On August 11, a split Maryland Court of Appeals held that “a law firm that engages in debt collection activities on behalf of a client, including the preparation of a promissory note containing a confessed judgment clause and the filing of a confessed judgment complaint to collect a consumer debt, is not subject to the Maryland Consumer Loan Law [(MCLL)].” A putative class action challenging the law firm’s debt collection practices was filed in Maryland state court in 2018. According to the opinion, several homeowners associations and condominium regimes (collectively, “HOAs”) retained the law firm to help them draft and negotiate promissory notes memorializing repayment terms of delinquent assessments. These promissory notes, the opinion said, included confessed judgment clauses that were later used against homeowners who defaulted on their obligations. The suit was removed to federal court and was later stayed while the Maryland Court of Appeals weighed in on whether the law firm was subject to the MCLL. Loans made under the MCLL by an unlicensed entity render the loans void and unenforceable, the opinion said.
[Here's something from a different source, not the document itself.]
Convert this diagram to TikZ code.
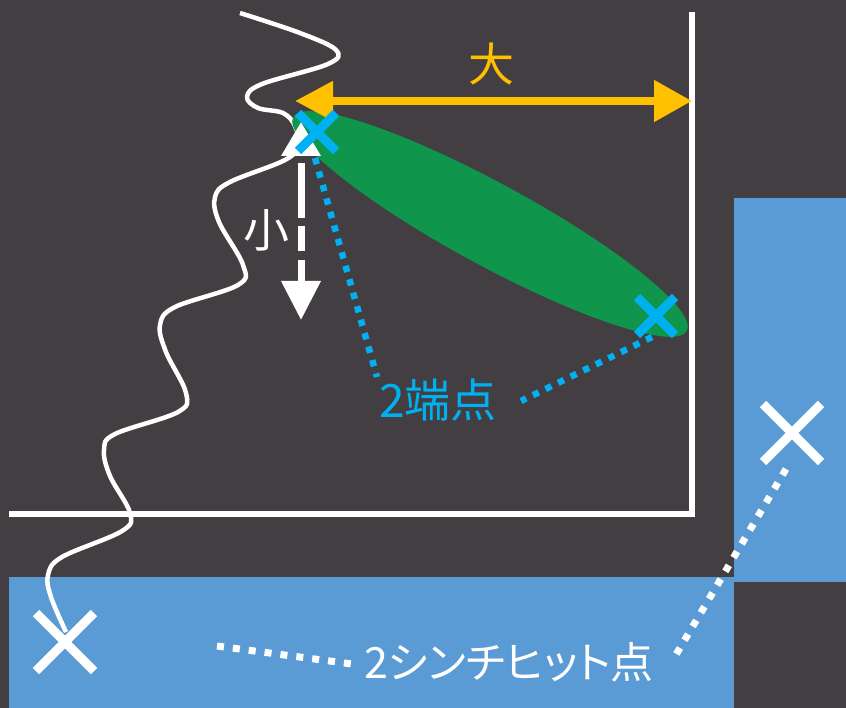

Class members claimed that the law firm is in the business of making loans and that the promissory notes are subject to the MCLL and “constitute ‘loans’ because they are an extension of credit enabling the homeowners to pay delinquent debt to the HOAs.” Because neither the law firm nor the HOAs are licensed to make loans the promissory notes are void and unenforceable, class members argued. The law firm countered that it (and the HOAs) are not obligated to be licensed because they are not lenders that “engage in the business of making loans” as provided in the MCLL.
On appeal, the majority concluded that there is no evidence that the state legislature intended to require HOAs to be licensed “in order to exercise their statutory right to collect delinquent assessments or charges, including entering into payment plans for the repayment of past-due assessments.” Moreover, in order to qualify for a license, an applicant “must demonstrate, among other things, that its ‘business will promote the convenience and advantage of the community in which the place of business will be located[]’”—criteria that does not apply to an HOA or a law firm, the opinion stated. Additionally, applying class members’ interpretation would lead to “illogical and unreasonable results that are inconsistent with common sense,” the opinion read, adding that “[t]o hold that the MCLL covers all transactions involving any small loan or extension of credit—without regard to whether the lender is ‘in the business of making loans’—would cast a broad net over businesses that are not currently licensed under the MCLL.”
The dissenting judge countered that the law firm should be subject to the MCC because to determine otherwise would allow law firms to engage in the business of making loans in the form of new extensions of credit with confessed judgment clauses and would “create a gap in the Maryland Consumer Loan Law that the General Assembly did not intend.”